» **WHAT TO PRODUCE**: Transcribe the material exactly. Images do not belong in the copy.

» **SOURCE EXCERPT**:
::::::

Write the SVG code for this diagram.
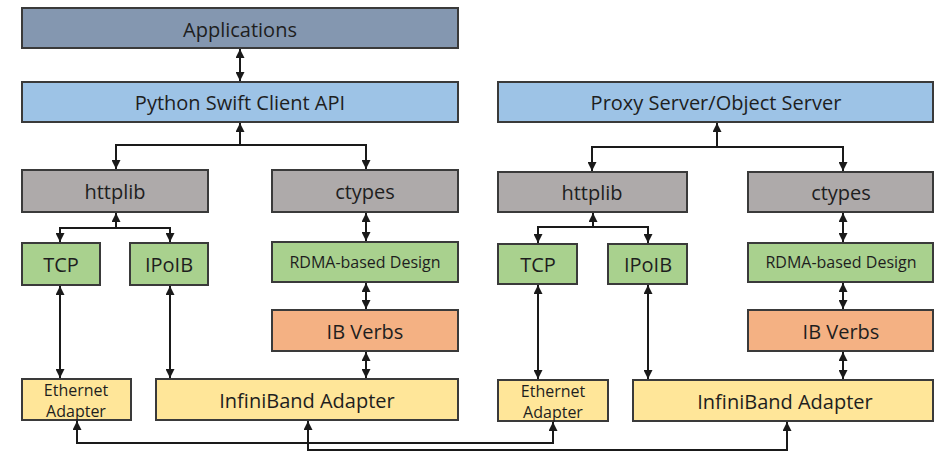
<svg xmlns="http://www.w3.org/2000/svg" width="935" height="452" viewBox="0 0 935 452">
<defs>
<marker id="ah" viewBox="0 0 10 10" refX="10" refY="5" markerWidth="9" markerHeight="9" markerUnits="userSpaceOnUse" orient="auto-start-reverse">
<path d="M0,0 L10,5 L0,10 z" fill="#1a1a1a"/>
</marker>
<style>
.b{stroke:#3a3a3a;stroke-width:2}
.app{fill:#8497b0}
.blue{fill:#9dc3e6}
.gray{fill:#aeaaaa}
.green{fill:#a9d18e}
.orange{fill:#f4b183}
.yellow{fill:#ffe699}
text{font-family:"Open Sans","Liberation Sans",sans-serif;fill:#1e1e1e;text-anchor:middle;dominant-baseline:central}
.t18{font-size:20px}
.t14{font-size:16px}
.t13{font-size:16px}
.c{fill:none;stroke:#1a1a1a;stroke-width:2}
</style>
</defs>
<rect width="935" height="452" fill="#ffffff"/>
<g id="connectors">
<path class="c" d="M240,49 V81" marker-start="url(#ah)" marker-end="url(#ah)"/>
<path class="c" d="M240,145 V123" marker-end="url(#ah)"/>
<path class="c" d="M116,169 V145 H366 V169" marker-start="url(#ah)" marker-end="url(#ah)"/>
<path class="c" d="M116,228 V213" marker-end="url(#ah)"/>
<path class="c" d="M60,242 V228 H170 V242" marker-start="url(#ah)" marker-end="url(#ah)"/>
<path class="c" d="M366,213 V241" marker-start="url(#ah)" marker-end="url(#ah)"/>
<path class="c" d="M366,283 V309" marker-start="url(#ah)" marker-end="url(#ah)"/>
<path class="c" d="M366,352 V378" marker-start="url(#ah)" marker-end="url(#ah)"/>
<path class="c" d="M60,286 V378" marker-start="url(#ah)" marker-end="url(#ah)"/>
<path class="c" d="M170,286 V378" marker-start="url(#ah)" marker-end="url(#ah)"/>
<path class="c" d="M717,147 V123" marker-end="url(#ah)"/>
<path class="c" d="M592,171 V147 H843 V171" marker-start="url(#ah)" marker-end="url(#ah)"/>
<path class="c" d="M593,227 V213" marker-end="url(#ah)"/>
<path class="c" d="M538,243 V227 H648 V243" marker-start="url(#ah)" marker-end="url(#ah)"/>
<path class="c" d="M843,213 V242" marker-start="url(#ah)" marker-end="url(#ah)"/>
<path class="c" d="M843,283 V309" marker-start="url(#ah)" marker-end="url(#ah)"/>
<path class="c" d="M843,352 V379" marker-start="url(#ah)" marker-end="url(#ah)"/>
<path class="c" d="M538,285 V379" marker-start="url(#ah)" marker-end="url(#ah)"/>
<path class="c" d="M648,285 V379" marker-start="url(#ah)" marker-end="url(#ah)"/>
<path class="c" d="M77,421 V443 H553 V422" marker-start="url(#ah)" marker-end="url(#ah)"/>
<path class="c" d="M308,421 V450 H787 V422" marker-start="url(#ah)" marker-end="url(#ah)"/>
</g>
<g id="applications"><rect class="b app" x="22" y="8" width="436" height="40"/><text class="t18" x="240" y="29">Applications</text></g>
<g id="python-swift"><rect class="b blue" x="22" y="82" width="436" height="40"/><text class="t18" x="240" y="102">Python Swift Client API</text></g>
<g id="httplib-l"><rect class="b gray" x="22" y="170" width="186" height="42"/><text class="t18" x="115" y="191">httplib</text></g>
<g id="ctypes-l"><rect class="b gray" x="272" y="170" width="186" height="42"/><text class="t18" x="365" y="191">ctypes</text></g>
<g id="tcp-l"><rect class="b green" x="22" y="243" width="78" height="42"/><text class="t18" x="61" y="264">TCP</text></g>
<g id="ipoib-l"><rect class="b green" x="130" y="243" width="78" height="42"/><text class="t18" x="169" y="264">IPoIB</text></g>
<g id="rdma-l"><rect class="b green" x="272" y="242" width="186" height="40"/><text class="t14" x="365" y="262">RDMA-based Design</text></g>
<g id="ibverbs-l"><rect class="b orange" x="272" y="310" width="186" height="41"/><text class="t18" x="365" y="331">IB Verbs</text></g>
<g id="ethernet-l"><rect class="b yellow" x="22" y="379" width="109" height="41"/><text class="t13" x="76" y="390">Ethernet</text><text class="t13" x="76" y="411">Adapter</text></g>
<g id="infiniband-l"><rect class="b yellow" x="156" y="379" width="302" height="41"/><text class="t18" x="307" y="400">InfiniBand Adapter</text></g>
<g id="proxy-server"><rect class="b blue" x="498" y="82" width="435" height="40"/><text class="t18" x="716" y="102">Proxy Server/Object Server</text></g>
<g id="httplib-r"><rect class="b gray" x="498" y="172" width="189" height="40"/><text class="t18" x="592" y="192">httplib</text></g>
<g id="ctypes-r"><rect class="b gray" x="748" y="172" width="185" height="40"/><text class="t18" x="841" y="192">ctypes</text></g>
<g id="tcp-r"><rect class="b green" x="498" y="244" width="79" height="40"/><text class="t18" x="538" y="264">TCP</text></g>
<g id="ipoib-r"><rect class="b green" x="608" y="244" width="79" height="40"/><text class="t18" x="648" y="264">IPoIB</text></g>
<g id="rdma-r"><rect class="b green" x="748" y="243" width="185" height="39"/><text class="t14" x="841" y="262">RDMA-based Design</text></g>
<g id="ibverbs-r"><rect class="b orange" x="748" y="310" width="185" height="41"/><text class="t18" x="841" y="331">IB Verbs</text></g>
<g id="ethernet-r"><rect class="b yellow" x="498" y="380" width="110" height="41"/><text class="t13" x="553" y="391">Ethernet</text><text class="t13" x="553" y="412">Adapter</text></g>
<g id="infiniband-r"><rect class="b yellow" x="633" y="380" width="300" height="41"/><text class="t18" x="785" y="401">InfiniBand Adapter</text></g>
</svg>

::::::

» **REPLY TO THE TASK**:
Write the SVG code for this diagram.
<svg xmlns="http://www.w3.org/2000/svg" width="935" height="452" viewBox="0 0 935 452">
<defs>
<marker id="ah" viewBox="0 0 10 10" refX="10" refY="5" markerWidth="9" markerHeight="9" markerUnits="userSpaceOnUse" orient="auto-start-reverse">
<path d="M0,0 L10,5 L0,10 z" fill="#1a1a1a"/>
</marker>
<style>
.b{stroke:#3a3a3a;stroke-width:2}
.app{fill:#8497b0}
.blue{fill:#9dc3e6}
.gray{fill:#aeaaaa}
.green{fill:#a9d18e}
.orange{fill:#f4b183}
.yellow{fill:#ffe699}
text{font-family:"Open Sans","Liberation Sans",sans-serif;fill:#1e1e1e;text-anchor:middle;dominant-baseline:central}
.t18{font-size:20px}
.t14{font-size:16px}
.t13{font-size:16px}
.c{fill:none;stroke:#1a1a1a;stroke-width:2}
</style>
</defs>
<rect width="935" height="452" fill="#ffffff"/>
<g id="connectors">
<path class="c" d="M240,49 V81" marker-start="url(#ah)" marker-end="url(#ah)"/>
<path class="c" d="M240,145 V123" marker-end="url(#ah)"/>
<path class="c" d="M116,169 V145 H366 V169" marker-start="url(#ah)" marker-end="url(#ah)"/>
<path class="c" d="M116,228 V213" marker-end="url(#ah)"/>
<path class="c" d="M60,242 V228 H170 V242" marker-start="url(#ah)" marker-end="url(#ah)"/>
<path class="c" d="M366,213 V241" marker-start="url(#ah)" marker-end="url(#ah)"/>
<path class="c" d="M366,283 V309" marker-start="url(#ah)" marker-end="url(#ah)"/>
<path class="c" d="M366,352 V378" marker-start="url(#ah)" marker-end="url(#ah)"/>
<path class="c" d="M60,286 V378" marker-start="url(#ah)" marker-end="url(#ah)"/>
<path class="c" d="M170,286 V378" marker-start="url(#ah)" marker-end="url(#ah)"/>
<path class="c" d="M717,147 V123" marker-end="url(#ah)"/>
<path class="c" d="M592,171 V147 H843 V171" marker-start="url(#ah)" marker-end="url(#ah)"/>
<path class="c" d="M593,227 V213" marker-end="url(#ah)"/>
<path class="c" d="M538,243 V227 H648 V243" marker-start="url(#ah)" marker-end="url(#ah)"/>
<path class="c" d="M843,213 V242" marker-start="url(#ah)" marker-end="url(#ah)"/>
<path class="c" d="M843,283 V309" marker-start="url(#ah)" marker-end="url(#ah)"/>
<path class="c" d="M843,352 V379" marker-start="url(#ah)" marker-end="url(#ah)"/>
<path class="c" d="M538,285 V379" marker-start="url(#ah)" marker-end="url(#ah)"/>
<path class="c" d="M648,285 V379" marker-start="url(#ah)" marker-end="url(#ah)"/>
<path class="c" d="M77,421 V443 H553 V422" marker-start="url(#ah)" marker-end="url(#ah)"/>
<path class="c" d="M308,421 V450 H787 V422" marker-start="url(#ah)" marker-end="url(#ah)"/>
</g>
<g id="applications"><rect class="b app" x="22" y="8" width="436" height="40"/><text class="t18" x="240" y="29">Applications</text></g>
<g id="python-swift"><rect class="b blue" x="22" y="82" width="436" height="40"/><text class="t18" x="240" y="102">Python Swift Client API</text></g>
<g id="httplib-l"><rect class="b gray" x="22" y="170" width="186" height="42"/><text class="t18" x="115" y="191">httplib</text></g>
<g id="ctypes-l"><rect class="b gray" x="272" y="170" width="186" height="42"/><text class="t18" x="365" y="191">ctypes</text></g>
<g id="tcp-l"><rect class="b green" x="22" y="243" width="78" height="42"/><text class="t18" x="61" y="264">TCP</text></g>
<g id="ipoib-l"><rect class="b green" x="130" y="243" width="78" height="42"/><text class="t18" x="169" y="264">IPoIB</text></g>
<g id="rdma-l"><rect class="b green" x="272" y="242" width="186" height="40"/><text class="t14" x="365" y="262">RDMA-based Design</text></g>
<g id="ibverbs-l"><rect class="b orange" x="272" y="310" width="186" height="41"/><text class="t18" x="365" y="331">IB Verbs</text></g>
<g id="ethernet-l"><rect class="b yellow" x="22" y="379" width="109" height="41"/><text class="t13" x="76" y="390">Ethernet</text><text class="t13" x="76" y="411">Adapter</text></g>
<g id="infiniband-l"><rect class="b yellow" x="156" y="379" width="302" height="41"/><text class="t18" x="307" y="400">InfiniBand Adapter</text></g>
<g id="proxy-server"><rect class="b blue" x="498" y="82" width="435" height="40"/><text class="t18" x="716" y="102">Proxy Server/Object Server</text></g>
<g id="httplib-r"><rect class="b gray" x="498" y="172" width="189" height="40"/><text class="t18" x="592" y="192">httplib</text></g>
<g id="ctypes-r"><rect class="b gray" x="748" y="172" width="185" height="40"/><text class="t18" x="841" y="192">ctypes</text></g>
<g id="tcp-r"><rect class="b green" x="498" y="244" width="79" height="40"/><text class="t18" x="538" y="264">TCP</text></g>
<g id="ipoib-r"><rect class="b green" x="608" y="244" width="79" height="40"/><text class="t18" x="648" y="264">IPoIB</text></g>
<g id="rdma-r"><rect class="b green" x="748" y="243" width="185" height="39"/><text class="t14" x="841" y="262">RDMA-based Design</text></g>
<g id="ibverbs-r"><rect class="b orange" x="748" y="310" width="185" height="41"/><text class="t18" x="841" y="331">IB Verbs</text></g>
<g id="ethernet-r"><rect class="b yellow" x="498" y="380" width="110" height="41"/><text class="t13" x="553" y="391">Ethernet</text><text class="t13" x="553" y="412">Adapter</text></g>
<g id="infiniband-r"><rect class="b yellow" x="633" y="380" width="300" height="41"/><text class="t18" x="785" y="401">InfiniBand Adapter</text></g>
</svg>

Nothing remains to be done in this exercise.